■ **Information provided**
====================

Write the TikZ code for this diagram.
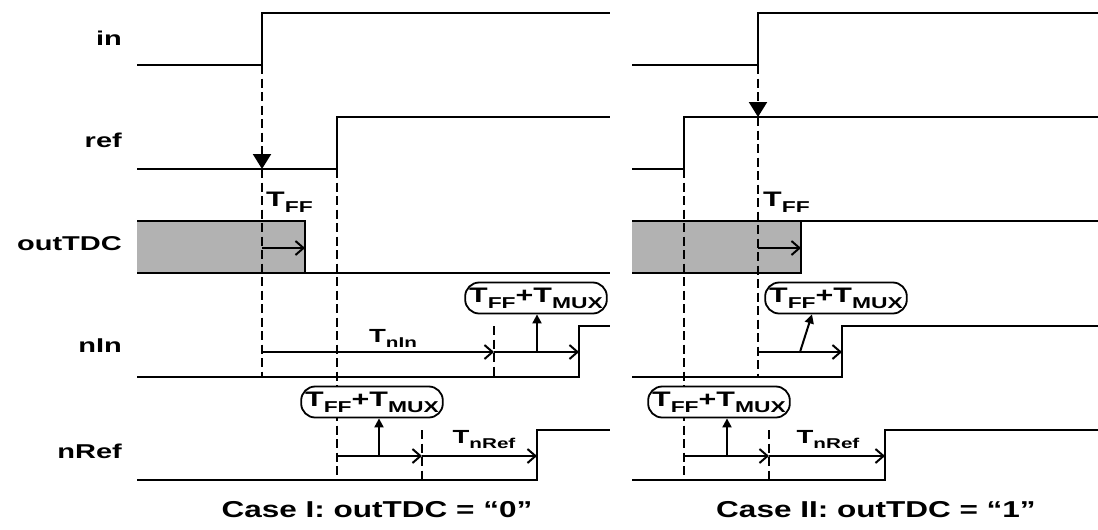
\documentclass[tikz,border=0pt]{standalone}
\usepackage{fontspec}
\setmainfont{Liberation Sans}
\usetikzlibrary{arrows.meta}

\newcommand{\tdly}[1]{T\raisebox{-0.3em}{\scalebox{0.75}{#1}}}
\newcommand{\wide}[2][1.45]{\scalebox{#1}[1]{#2}}

\tikzset{
  wave/.style={line width=2.4pt},
  guide/.style={line width=2.2pt, dash pattern=on 9pt off 4.5pt},
  span/.style={line width=2pt, -{Straight Barb[length=8pt, width=14pt, line width=2pt]}},
  poke/.style={line width=2pt, -{Triangle[length=9pt, width=9pt]}},
  hit/.style={-{Triangle[length=15pt, width=18pt]}},
  sig/.style={font=\bfseries\fontsize{20}{20}\selectfont, inner sep=0pt},
  tlbl/.style={font=\bfseries\fontsize{21}{21}\selectfont, inner sep=0pt},
  tsml/.style={font=\bfseries\fontsize{19}{19}\selectfont, inner sep=0pt},
  bubble/.style={tlbl, draw, line width=1.8pt, fill=white, rounded corners=14pt, minimum height=31pt, inner xsep=4pt},
  caption/.style={font=\bfseries\fontsize{23}{23}\selectfont, inner sep=0pt}
}

\begin{document}
\begin{tikzpicture}[x=1pt, y=-1pt]
	\useasboundingbox (0,0) rectangle (1098,530);
	
	% signal names
	\foreach \s/\y in {in/45, ref/147, outTDC/250, nIn/352, nRef/458}
		\node[sig, anchor=base east] (n-\s) at (122,\y) {\wide{\s}};
	
	% Case I
	\fill[black!30] (137,221) rectangle (305,273);
	\draw[wave] (137,65) -- (262,65) -- (262,13) -- (610,13);
	\draw[wave] (137,169) -- (337,169) -- (337,117) -- (610,117);
	\draw[wave] (137,221) -- (305,221) -- (305,273);
	\draw[wave] (137,273) -- (610,273);
	\draw[wave] (137,377) -- (579,377) -- (579,326) -- (610,326);
	\draw[wave] (137,480) -- (537,480) -- (537,430) -- (610,430);
	
	\draw[guide, hit] (262,65) -- (262,169);
	\draw[guide] (262,169) -- (262,377);
	\draw[guide] (337,169) -- (337,480);
	\draw[guide] (494,326) -- (494,377);
	\draw[guide] (422,430) -- (422,480);
	
	\draw[span] (262,248) -- (305,248);
	\draw[span] (262,352) -- (494,352);
	\draw[span] (494,352) -- (579,352);
	\draw[span] (337,456) -- (422,456);
	\draw[span] (422,456) -- (537,456);
	
	\node[tlbl, anchor=base west] (a-ff) at (266,206) {\wide{\tdly{FF}}};
	\node[tsml, anchor=base] (a-nin) at (393,342) {\wide{\tdly{nIn}}};
	\node[tsml, anchor=base] (a-nref) at (484,443) {\wide{\tdly{nRef}}};
	\node[bubble] (a-mux1) at (536,298) {\wide{\tdly{FF}+\tdly{MUX}}};
	\node[bubble] (a-mux2) at (372,402) {\wide{\tdly{FF}+\tdly{MUX}}};
	\draw[poke] (537,352) -- (537,352 |- a-mux1.south);
	\draw[poke] (379,456) -- (379,456 |- a-mux2.south);
	\node[caption] (a-cap) at (377,510) {\wide[1.37]{Case I: outTDC = ``0''}};
	
	% Case II
	\fill[black!30] (632,221) rectangle (801,273);
	\draw[wave] (632,65) -- (758,65) -- (758,13) -- (1098,13);
	\draw[wave] (632,169) -- (684,169) -- (684,117) -- (1098,117);
	\draw[wave] (632,273) -- (801,273) -- (801,221);
	\draw[wave] (632,221) -- (1098,221);
	\draw[wave] (632,377) -- (842,377) -- (842,326) -- (1098,326);
	\draw[wave] (632,480) -- (885,480) -- (885,430) -- (1098,430);
	
	\draw[guide, hit] (758,65) -- (758,117);
	\draw[guide] (758,117) -- (758,377);
	\draw[guide] (684,169) -- (684,480);
	\draw[guide] (769,430) -- (769,480);
	
	\draw[span] (758,248) -- (801,248);
	\draw[span] (758,352) -- (842,352);
	\draw[span] (684,456) -- (769,456);
	\draw[span] (769,456) -- (885,456);
	
	\node[tlbl, anchor=base west] (b-ff) at (763,206) {\wide{\tdly{FF}}};
	\node[tsml, anchor=base] (b-nref) at (828,443) {\wide{\tdly{nRef}}};
	\node[bubble] (b-mux1) at (836,298) {\wide{\tdly{FF}+\tdly{MUX}}};
	\node[bubble] (b-mux2) at (719,402) {\wide{\tdly{FF}+\tdly{MUX}}};
	\draw[poke] (800,352) -- (812,352 |- b-mux1.south);
	\draw[poke] (727,456) -- (727,456 |- b-mux2.south);
	\node[caption] (b-cap) at (876,510) {\wide[1.37]{Case II: outTDC = ``1''}};
\end{tikzpicture}
\end{document}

====================

■ **Instructions for the task**
Keep the pictures out of the copy and write out the data exactly as it stands.

■ **Answer to this task**
Write the TikZ code for this diagram.
\documentclass[tikz,border=0pt]{standalone}
\usepackage{fontspec}
\setmainfont{Liberation Sans}
\usetikzlibrary{arrows.meta}

\newcommand{\tdly}[1]{T\raisebox{-0.3em}{\scalebox{0.75}{#1}}}
\newcommand{\wide}[2][1.45]{\scalebox{#1}[1]{#2}}

\tikzset{
  wave/.style={line width=2.4pt},
  guide/.style={line width=2.2pt, dash pattern=on 9pt off 4.5pt},
  span/.style={line width=2pt, -{Straight Barb[length=8pt, width=14pt, line width=2pt]}},
  poke/.style={line width=2pt, -{Triangle[length=9pt, width=9pt]}},
  hit/.style={-{Triangle[length=15pt, width=18pt]}},
  sig/.style={font=\bfseries\fontsize{20}{20}\selectfont, inner sep=0pt},
  tlbl/.style={font=\bfseries\fontsize{21}{21}\selectfont, inner sep=0pt},
  tsml/.style={font=\bfseries\fontsize{19}{19}\selectfont, inner sep=0pt},
  bubble/.style={tlbl, draw, line width=1.8pt, fill=white, rounded corners=14pt, minimum height=31pt, inner xsep=4pt},
  caption/.style={font=\bfseries\fontsize{23}{23}\selectfont, inner sep=0pt}
}

\begin{document}
\begin{tikzpicture}[x=1pt, y=-1pt]
	\useasboundingbox (0,0) rectangle (1098,530);
	
	% signal names
	\foreach \s/\y in {in/45, ref/147, outTDC/250, nIn/352, nRef/458}
		\node[sig, anchor=base east] (n-\s) at (122,\y) {\wide{\s}};
	
	% Case I
	\fill[black!30] (137,221) rectangle (305,273);
	\draw[wave] (137,65) -- (262,65) -- (262,13) -- (610,13);
	\draw[wave] (137,169) -- (337,169) -- (337,117) -- (610,117);
	\draw[wave] (137,221) -- (305,221) -- (305,273);
	\draw[wave] (137,273) -- (610,273);
	\draw[wave] (137,377) -- (579,377) -- (579,326) -- (610,326);
	\draw[wave] (137,480) -- (537,480) -- (537,430) -- (610,430);
	
	\draw[guide, hit] (262,65) -- (262,169);
	\draw[guide] (262,169) -- (262,377);
	\draw[guide] (337,169) -- (337,480);
	\draw[guide] (494,326) -- (494,377);
	\draw[guide] (422,430) -- (422,480);
	
	\draw[span] (262,248) -- (305,248);
	\draw[span] (262,352) -- (494,352);
	\draw[span] (494,352) -- (579,352);
	\draw[span] (337,456) -- (422,456);
	\draw[span] (422,456) -- (537,456);
	
	\node[tlbl, anchor=base west] (a-ff) at (266,206) {\wide{\tdly{FF}}};
	\node[tsml, anchor=base] (a-nin) at (393,342) {\wide{\tdly{nIn}}};
	\node[tsml, anchor=base] (a-nref) at (484,443) {\wide{\tdly{nRef}}};
	\node[bubble] (a-mux1) at (536,298) {\wide{\tdly{FF}+\tdly{MUX}}};
	\node[bubble] (a-mux2) at (372,402) {\wide{\tdly{FF}+\tdly{MUX}}};
	\draw[poke] (537,352) -- (537,352 |- a-mux1.south);
	\draw[poke] (379,456) -- (379,456 |- a-mux2.south);
	\node[caption] (a-cap) at (377,510) {\wide[1.37]{Case I: outTDC = ``0''}};
	
	% Case II
	\fill[black!30] (632,221) rectangle (801,273);
	\draw[wave] (632,65) -- (758,65) -- (758,13) -- (1098,13);
	\draw[wave] (632,169) -- (684,169) -- (684,117) -- (1098,117);
	\draw[wave] (632,273) -- (801,273) -- (801,221);
	\draw[wave] (632,221) -- (1098,221);
	\draw[wave] (632,377) -- (842,377) -- (842,326) -- (1098,326);
	\draw[wave] (632,480) -- (885,480) -- (885,430) -- (1098,430);
	
	\draw[guide, hit] (758,65) -- (758,117);
	\draw[guide] (758,117) -- (758,377);
	\draw[guide] (684,169) -- (684,480);
	\draw[guide] (769,430) -- (769,480);
	
	\draw[span] (758,248) -- (801,248);
	\draw[span] (758,352) -- (842,352);
	\draw[span] (684,456) -- (769,456);
	\draw[span] (769,456) -- (885,456);
	
	\node[tlbl, anchor=base west] (b-ff) at (763,206) {\wide{\tdly{FF}}};
	\node[tsml, anchor=base] (b-nref) at (828,443) {\wide{\tdly{nRef}}};
	\node[bubble] (b-mux1) at (836,298) {\wide{\tdly{FF}+\tdly{MUX}}};
	\node[bubble] (b-mux2) at (719,402) {\wide{\tdly{FF}+\tdly{MUX}}};
	\draw[poke] (800,352) -- (812,352 |- b-mux1.south);
	\draw[poke] (727,456) -- (727,456 |- b-mux2.south);
	\node[caption] (b-cap) at (876,510) {\wide[1.37]{Case II: outTDC = ``1''}};
\end{tikzpicture}
\end{document}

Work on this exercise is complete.